A previously undiscovered 1,600-year-old burial site in northern England could provide key clues about a a largely undocumented period in British history, officials announced this week.
The government in Leeds, a city about an hour northeast of Manchester, announced Monday that archeologists had unearthed a historic cemetery in the area thought to contain the remains of more than 60 men, women and children who lived there more than a millennium ago.
Among the archaeologists’ finds was a particularly noteworthy discovery: an ancient lead coffin that is believed to hold the remains of an aristocratic woman from the later years of the Roman Empire.
The site appeared to include remains of Roman and Anglo-Saxon people, the city of Leeds said in a news release, noting that different burial customs associated with each cultural group indicated some remains may be traced back to the late Roman Empire and early Anglo-Saxon kingdoms that emerged after it. Archeologists made the discovery while working on a wider dig near Garforth in Leeds in the spring of last year, the city said.

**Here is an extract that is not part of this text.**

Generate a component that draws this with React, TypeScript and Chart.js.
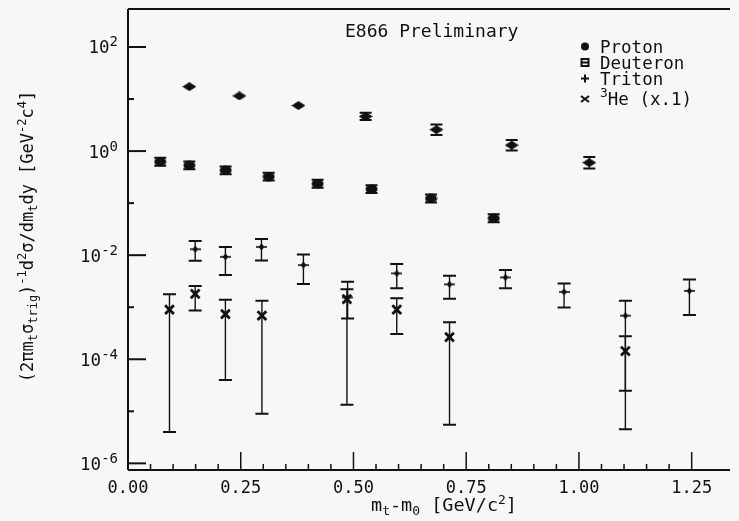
import { useEffect, useRef } from 'react';
import { Chart, registerables } from 'chart.js';

Chart.register(...registerables);

const FONT = '"DejaVu Sans Mono", monospace';
const INK = '#111111';
const BG = '#f7f7f7';

// ---- data ----
const protonX = [0.136, 0.247, 0.378, 0.527, 0.684, 0.851, 1.023];
const protonY = [17.3, 11.5, 7.5, 4.64, 2.58, 1.3, 0.6];
const protonLo = [null, null, null, 3.95, 2.04, 1.03, 0.465];
const protonHi = [null, null, null, 5.46, 3.25, 1.64, 0.771];

const deuteronX = [0.0715, 0.136, 0.2165, 0.312, 0.4205, 0.54, 0.672, 0.811];
const deuteronY = [0.625, 0.532, 0.426, 0.323, 0.235, 0.186, 0.123, 0.051];
const deuteronLo = [0.525, 0.447, 0.358, 0.271, 0.197, 0.156, 0.103, 0.043];
const deuteronHi = [0.744, 0.633, 0.507, 0.384, 0.28, 0.221, 0.146, 0.061];

const tritonX = [0.149, 0.216, 0.296, 0.389, 0.487, 0.596, 0.713, 0.837, 0.967, 1.103, 1.245];
const tritonY = [0.013, 0.00929, 0.0144, 0.00645, 0.00154, 0.00446, 0.00275, 0.00374, 0.00197, 0.000689, 0.00206];
const tritonHi = [0.0187, 0.0144, 0.0204, 0.01026, 0.0031, 0.00674, 0.00403, 0.00518, 0.00284, 0.00133, 0.00339];
const tritonLo = [0.00779, 0.00416, 0.00789, 0.0028, 0.000604, 0.00231, 0.00145, 0.00231, 0.000991, 0.0000249, 0.000707];

const heX = [0.092, 0.149, 0.216, 0.297, 0.4855, 0.596, 0.713, 1.103];
const heY = [0.000896, 0.00181, 0.000739, 0.000689, 0.00143, 0.000896, 0.000266, 0.000144];
const heHi = [0.00178, 0.00257, 0.00139, 0.00133, 0.00221, 0.00149, 0.000513, 0.000278];
const heLo = [0.000004, 0.000869, 0.0000398, 0.00000895, 0.0000133, 0.000307, 0.00000553, 0.0000045];

// ---- axes ----
const xMin = 0;
const xMax = 1.335;
const xMinorStep = 0.05;
const xMajorStep = 0.25;
const yMin = 7.45e-7;
const yMax = 537;
const yTickExponents = [-6, -5, -4, -3, -2, -1, 0, 1, 2];
const yLabelExponents = [-6, -4, -2, 0, 2];

type Seg = { t: string; k?: 'sub' | 'sup' };
const titleText = 'E866 Preliminary';
const yTitle: Seg[] = [
  { t: '(2πm' }, { t: 't', k: 'sub' }, { t: 'σ' }, { t: 'trig', k: 'sub' }, { t: ')' },
  { t: '-1', k: 'sup' }, { t: 'd' }, { t: '2', k: 'sup' }, { t: 'σ/dm' }, { t: 't', k: 'sub' },
  { t: 'dy [GeV' }, { t: '-2', k: 'sup' }, { t: 'c' }, { t: '4', k: 'sup' }, { t: ']' },
];
const xTitle: Seg[] = [
  { t: 'm' }, { t: 't', k: 'sub' }, { t: '-m' }, { t: '0', k: 'sub' }, { t: ' [GeV/c' }, { t: '2', k: 'sup' }, { t: ']' },
];
const legendRows: { marker: string; segs: Seg[] }[] = [
  { marker: 'circle', segs: [{ t: 'Proton' }] },
  { marker: 'square', segs: [{ t: 'Deuteron' }] },
  { marker: 'plus', segs: [{ t: 'Triton' }] },
  { marker: 'x', segs: [{ t: '3', k: 'sup' }, { t: 'He (x.1)' }] },
];

function segsWidth(ctx: CanvasRenderingContext2D, segs: Seg[], size: number, small: number) {
  let w = 0;
  for (const s of segs) {
    ctx.font = `${s.k ? small : size}px ${FONT}`;
    w += ctx.measureText(s.t).width;
  }
  return w;
}

function drawSegs(ctx: CanvasRenderingContext2D, segs: Seg[], x: number, y: number, size: number, small: number, subDy: number, supDy: number) {
  let cx = x;
  for (const s of segs) {
    ctx.font = `${s.k ? small : size}px ${FONT}`;
    const dy = s.k === 'sub' ? subDy : s.k === 'sup' ? -supDy : 0;
    ctx.fillText(s.t, cx, y + dy);
    cx += ctx.measureText(s.t).width;
  }
  return cx - x;
}

function makeImg(w: number, h: number, draw: (g: CanvasRenderingContext2D) => void) {
  const c = document.createElement('canvas');
  c.width = w;
  c.height = h;
  const g = c.getContext('2d')!;
  g.fillStyle = INK;
  g.strokeStyle = INK;
  draw(g);
  return c;
}

const errorBars = {
  id: 'errorBars',
  beforeDatasetsDraw(chart: any) {
    const { ctx } = chart;
    const xs = chart.scales.x;
    const ys = chart.scales.y;
    chart.data.datasets.forEach((ds: any) => {
      if (!ds.errLo) return;
      ds.data.forEach((p: any, i: number) => {
        const lo = ds.errLo[i];
        const hi = ds.errHi[i];
        if (lo == null || hi == null) return;
        const px = xs.getPixelForValue(p.x);
        const y1 = ys.getPixelForValue(hi);
        const y2 = ys.getPixelForValue(lo);
        ctx.save();
        ctx.strokeStyle = INK;
        ctx.lineWidth = 1.4;
        ctx.beginPath();
        ctx.moveTo(px, y1);
        ctx.lineTo(px, y2);
        ctx.stroke();
        ctx.lineWidth = 2;
        ctx.beginPath();
        ctx.moveTo(px - ds.capHalf, y1);
        ctx.lineTo(px + ds.capHalf, y1);
        ctx.moveTo(px - ds.capHalf, y2);
        ctx.lineTo(px + ds.capHalf, y2);
        ctx.stroke();
        ctx.restore();
      });
    });
  },
};

const frame = {
  id: 'frame',
  afterDraw(chart: any) {
    const { ctx, chartArea: a } = chart;
    const xs = chart.scales.x;
    const ys = chart.scales.y;
    ctx.save();
    ctx.strokeStyle = INK;
    ctx.fillStyle = INK;
    // frame lines
    ctx.lineWidth = 2;
    ctx.beginPath();
    ctx.moveTo(a.left, a.top);
    ctx.lineTo(a.right, a.top);
    ctx.moveTo(a.left, a.top);
    ctx.lineTo(a.left, a.bottom);
    ctx.moveTo(a.left, a.bottom);
    ctx.lineTo(a.right, a.bottom);
    ctx.stroke();
    // x ticks (inward)
    ctx.lineWidth = 1.5;
    xs.ticks.forEach((t: any) => {
      const v = t.value;
      const m = v / xMinorStep;
      if (Math.abs(m - Math.round(m)) > 1e-6) return;
      const M = v / xMajorStep;
      const major = Math.abs(M - Math.round(M)) < 1e-6;
      const px = xs.getPixelForValue(v);
      ctx.beginPath();
      ctx.moveTo(px, a.bottom);
      ctx.lineTo(px, a.bottom - (major ? 18 : 6));
      ctx.stroke();
    });
    // y ticks (inward) and labels
    ctx.lineWidth = 2;
    yTickExponents.forEach((e) => {
      const py = ys.getPixelForValue(Math.pow(10, e));
      const major = yLabelExponents.includes(e);
      ctx.beginPath();
      ctx.moveTo(a.left, py);
      ctx.lineTo(a.left + (major ? 18 : 6), py);
      ctx.stroke();
    });
    ctx.textBaseline = 'alphabetic';
    ctx.textAlign = 'left';
    yLabelExponents.forEach((e) => {
      const py = ys.getPixelForValue(Math.pow(10, e));
      const segs: Seg[] = [{ t: '10' }, { t: String(e), k: 'sup' }];
      const w = segsWidth(ctx, segs, 17.5, 14);
      drawSegs(ctx, segs, 118 - w, py + 6.5, 17.5, 14, 0, 7);
    });
    // title
    ctx.font = `18px ${FONT}`;
    ctx.fillText(titleText, 345, 37);
    // legend
    const lx = 585;
    const baselines = [52.5, 68.5, 84.5, 105];
    legendRows.forEach((r, i) => {
      const by = baselines[i];
      const cy = by - 6;
      ctx.lineWidth = 2;
      if (r.marker === 'circle') {
        ctx.beginPath();
        ctx.arc(lx, cy, 4, 0, Math.PI * 2);
        ctx.fill();
      } else if (r.marker === 'square') {
        ctx.strokeRect(lx - 3.5, cy - 3.5, 7, 7);
        ctx.beginPath();
        ctx.moveTo(lx - 3.5, cy);
        ctx.lineTo(lx + 3.5, cy);
        ctx.stroke();
      } else if (r.marker === 'plus') {
        ctx.beginPath();
        ctx.moveTo(lx - 4, cy);
        ctx.lineTo(lx + 4, cy);
        ctx.moveTo(lx, cy - 4);
        ctx.lineTo(lx, cy + 4);
        ctx.stroke();
      } else {
        ctx.beginPath();
        ctx.moveTo(lx - 4, cy - 3);
        ctx.lineTo(lx + 4, cy + 3);
        ctx.moveTo(lx - 4, cy + 3);
        ctx.lineTo(lx + 4, cy - 3);
        ctx.stroke();
      }
      drawSegs(ctx, r.segs, 600, by, 17.5, 13, 0, 8);
    });
    // x title
    const xw = segsWidth(ctx, xTitle, 18.5, 13);
    drawSegs(ctx, xTitle, 444 - xw / 2, 511, 18.5, 13, 4, 7);
    // y title (rotated)
    const yw = segsWidth(ctx, yTitle, 17, 12);
    ctx.translate(33, 236.5 + yw / 2);
    ctx.rotate(-Math.PI / 2);
    drawSegs(ctx, yTitle, 0, 0, 17, 12, 4, 7);
    ctx.restore();
  },
};

export default function App() {
  const ref = useRef<HTMLCanvasElement>(null);
  useEffect(() => {
    const diamond = makeImg(14, 9, (g) => {
      g.beginPath();
      g.moveTo(7, 0);
      g.lineTo(14, 4.5);
      g.lineTo(7, 9);
      g.lineTo(0, 4.5);
      g.closePath();
      g.fill();
    });
    const blob = makeImg(13, 10, (g) => {
      g.beginPath();
      g.ellipse(6.5, 5, 6, 4.6, 0, 0, Math.PI * 2);
      g.fill();
    });
    const tri = makeImg(11, 8, (g) => {
      g.beginPath();
      g.moveTo(5.5, 0.5);
      g.lineTo(8.5, 4);
      g.lineTo(5.5, 7.5);
      g.lineTo(2.5, 4);
      g.closePath();
      g.fill();
      g.fillRect(0, 3.2, 11, 1.6);
    });
    const toPts = (xs: number[], ys: number[]) => xs.map((x, i) => ({ x, y: ys[i] }));
    const chart = new Chart(ref.current!, {
      type: 'scatter',
      data: {
        datasets: [
          { label: 'Proton', data: toPts(protonX, protonY), pointStyle: diamond as any, pointRadius: 6, errLo: protonLo, errHi: protonHi, capHalf: 6 } as any,
          { label: 'Deuteron', data: toPts(deuteronX, deuteronY), pointStyle: blob as any, pointRadius: 6, errLo: deuteronLo, errHi: deuteronHi, capHalf: 6 } as any,
          { label: 'Triton', data: toPts(tritonX, tritonY), pointStyle: tri as any, pointRadius: 5, errLo: tritonLo, errHi: tritonHi, capHalf: 6.5 } as any,
          { label: '3He (x.1)', data: toPts(heX, heY), pointStyle: 'crossRot', pointRadius: 6.2, borderWidth: 2.8, borderColor: INK, backgroundColor: INK, errLo: heLo, errHi: heHi, capHalf: 6.5 } as any,
        ],
      },
      options: {
        responsive: false,
        animation: false,
        devicePixelRatio: 1,
        events: [],
        layout: { padding: { left: 0, right: 1, top: 5, bottom: 0 } },
        plugins: { legend: { display: false }, tooltip: { enabled: false } },
        scales: {
          x: {
            type: 'linear',
            min: xMin,
            max: xMax,
            afterFit: (s: any) => { s.height = 51; },
            grid: { display: false, drawTicks: false },
            border: { display: false },
            ticks: {
              stepSize: xMinorStep,
              autoSkip: false,
              maxRotation: 0,
              padding: 8,
              color: INK,
              font: { family: FONT, size: 17 },
              callback: (v: any) => {
                const M = Number(v) / xMajorStep;
                return Math.abs(M - Math.round(M)) < 1e-6 ? Number(v).toFixed(2) : '';
              },
            },
          },
          y: {
            type: 'logarithmic',
            min: yMin,
            max: yMax,
            afterFit: (s: any) => { s.width = 128; },
            grid: { display: false, drawTicks: false },
            border: { display: false },
            ticks: { display: false },
          },
        },
      },
      plugins: [errorBars, frame],
    });
    return () => chart.destroy();
  }, []);
  return (
    <div style={{ position: 'fixed', left: 0, top: 0, width: 739, height: 521, background: BG }}>
      <canvas ref={ref} width={739} height={521} style={{ width: 739, height: 521, display: 'block' }} />
    </div>
  );
}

Officials had kept the news of their discovery under wraps in order to protect the site’s anonymity while initial tests were underway to learn more about the archaeological finds and their significance, according to the city. Now that the dig is complete, experts will analyze the remains and use carbon dating to establish more precisely how old they are, officials said. Remains will also undergo “detailed chemical tests which can determine extraordinary details such as individual diets and ancestry.”
The ancient burial site in Leeds could ultimately help clarify details about an important stretch of British history, when the Roman Empire transitioned to subsequent Anglo-Saxon communities.

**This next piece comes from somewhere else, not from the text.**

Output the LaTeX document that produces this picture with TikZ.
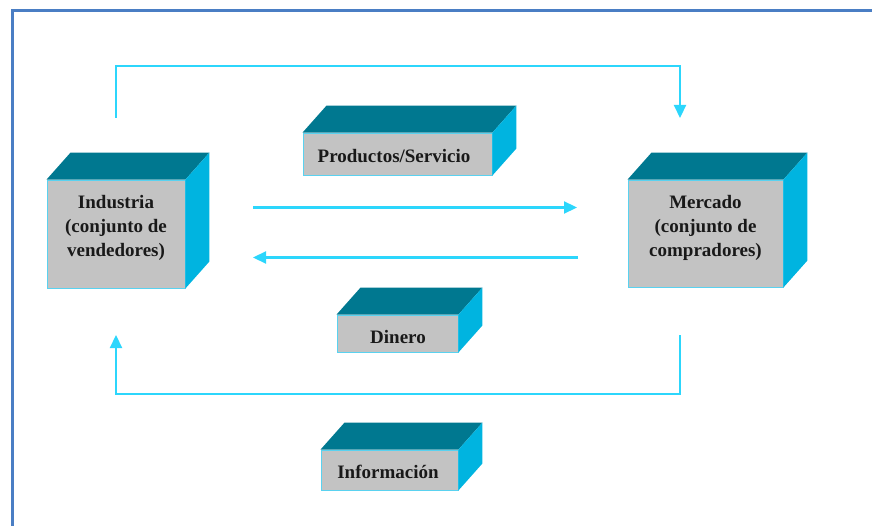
\documentclass[tikz,border=0pt]{standalone}
\usepackage{fontspec}
\setmainfont{Liberation Serif}
\usetikzlibrary{arrows.meta,calc}

\definecolor{framebl}{RGB}{74,126,196}
\definecolor{flowcy}{RGB}{44,214,252}
\definecolor{topteal}{RGB}{0,120,144}
\definecolor{sidecy}{RGB}{0,180,224}
\definecolor{facegray}{RGB}{195,195,195}
\definecolor{edgecy}{RGB}{90,210,240}

\tikzset{
  face/.style={rectangle, fill=facegray, draw=edgecy, line width=0.9pt, inner sep=0pt},
  lbl/.style={font=\bfseries\fontsize{19}{23.8}\selectfont, align=center, inner sep=0pt, text=black!90},
  flow/.style={draw=flowcy, line width=2.2pt},
  flowarrow/.style={flow, -{Triangle[length=13pt,width=12pt]}},
}

% front face first, then the top and right faces of the block
\newcommand{\blockfaces}[1]{%
  \fill[topteal] (#1.north west) -- ++(24,-27) -- ($(#1.north east)+(24,-27)$) -- (#1.north east) -- cycle;
  \fill[sidecy] (#1.north east) -- ++(24,-27) -- ($(#1.south east)+(24,-27)$) -- (#1.south east) -- cycle;
}

\begin{document}
\begin{tikzpicture}[x=1pt,y=-1pt]
\useasboundingbox (0,0) rectangle (872,526);

% page frame
\draw[framebl, line width=3pt] (880,10.5) -- (12,10.5) -- (12,540);

% blocks
\node[face, minimum width=138pt, minimum height=108pt] (ind) at (116,234) {};
\node[face, minimum width=155pt, minimum height=107pt] (mer) at (705.5,233.5) {};
\node[face, minimum width=189pt, minimum height=42pt] (prod) at (397.5,154) {};
\node[face, minimum width=121pt, minimum height=37pt] (din) at (397.5,333.5) {};
\node[face, minimum width=137pt, minimum height=40pt] (inf) at (389.5,470) {};
\blockfaces{ind}
\blockfaces{mer}
\blockfaces{prod}
\blockfaces{din}
\blockfaces{inf}

% labels
\node[lbl] (indt) at (116,228) {Industria\\(conjunto de\\vendedores)};
\node[lbl] (mert) at (705.5,228) {Mercado\\(conjunto de\\compradores)};
\node[lbl, anchor=base] (prodt) at (394,163) {Productos/Servicio};
\node[lbl, anchor=base] (dint) at (398,343) {Dinero};
\node[lbl, anchor=base] (inft) at (388,478) {Información};

% flow end points
\coordinate (ts) at (116,118);
\coordinate (te) at (680,118);
\coordinate (bs) at (680,335);
\coordinate (be) at (116,335);
\coordinate (ms1) at (253,207.5);
\coordinate (me1) at (577,207.5);
\coordinate (ms2) at (578,257.5);
\coordinate (me2) at (253,257.5);

% flows
\draw[flowarrow] (ts) -- (116,66) -- (680,66) -- (te);
\draw[flowarrow] (bs) -- (680,394) -- (116,394) -- (be);
\draw[flowarrow] (ms1) -- (me1);
\draw[flowarrow] (ms2) -- (me2);
\end{tikzpicture}
\end{document}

“Archaeologists hope this means the site can help them chart the largely undocumented and hugely important transition between the fall of the Roman Empire in around 400AD and the establishment of the famed Anglo-Saxon kingdoms which followed,” the city of Leeds said in its announcement this week.

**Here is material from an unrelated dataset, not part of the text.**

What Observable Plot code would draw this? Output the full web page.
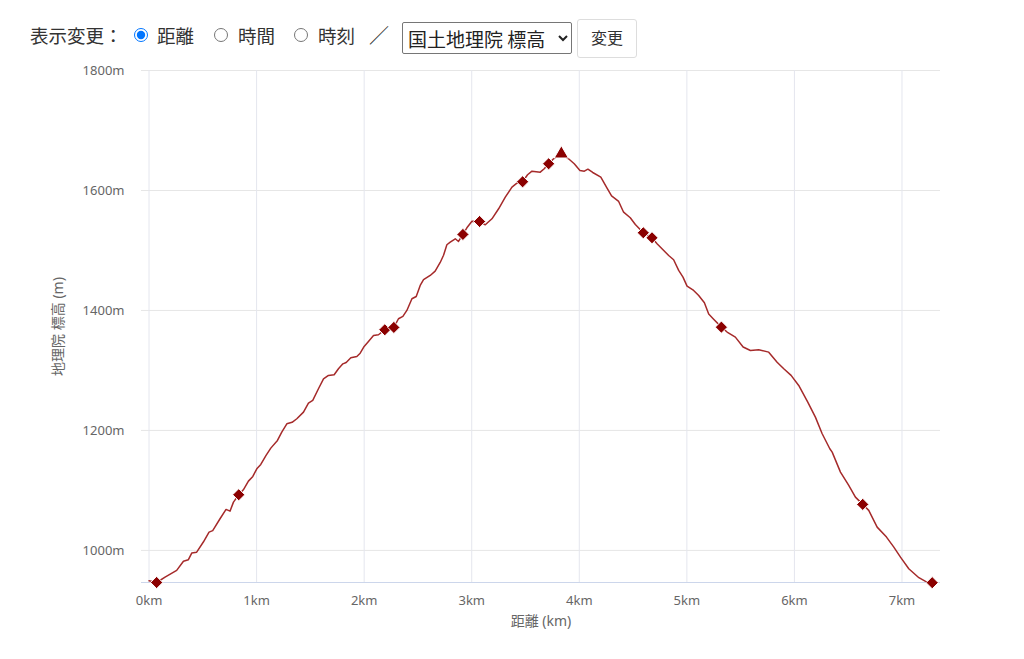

The findings could be especially illuminating for Leeds, where the land once belonged to an ancient kingdom called Elmet that historians say existed from the end of Roman rule in Britain through centuries of Anglo-Saxon settlements.
“Even after the Romans had gone, many areas were still very much a mixture of the two cultures—including Elmet,” said Stuart Robinson, a spokesperson for the Leeds City Council, in an email to CBS News.
“And that’s part of the reason that you see a mixture of both Roman and Saxon/British cultures in the burial customs at the site,” Robinson said. “So the hope is that once they’re analysed, these finds will give a clear picture of how the Saxon culture in Yorkshire (and Britain) evolved.”
Roman Britain was a period that lasted nearly 400 years at the beginning of the current era, when large parts of the island were occupied by the Roman Empire. Although the occupation left a significant mark on British culture, the eventual transition from the Roman occupation to Anglo-Saxon settlements remains a little-known stretch of British history.
“This has the potential to be a find of massive significance for what we understand about the development of ancient Britain and Yorkshire,” said David Hunter, the principal archaeologist with West Yorkshire Joint Services, in a statement included with this week’s announcement from the city of Leeds. Yorkshire is the county where Leeds is located.
“The presence of two communities using the same burial site is highly unusual and whether their use of this graveyard overlapped or not will determine just how significant the find is. When seen together the burials indicate the complexity and precariousness of life during what was a dynamic period in Yorkshire’s history,” Hunter’s statement continued. “The lead coffin itself is extremely rare, so this has been a truly extraordinary dig.”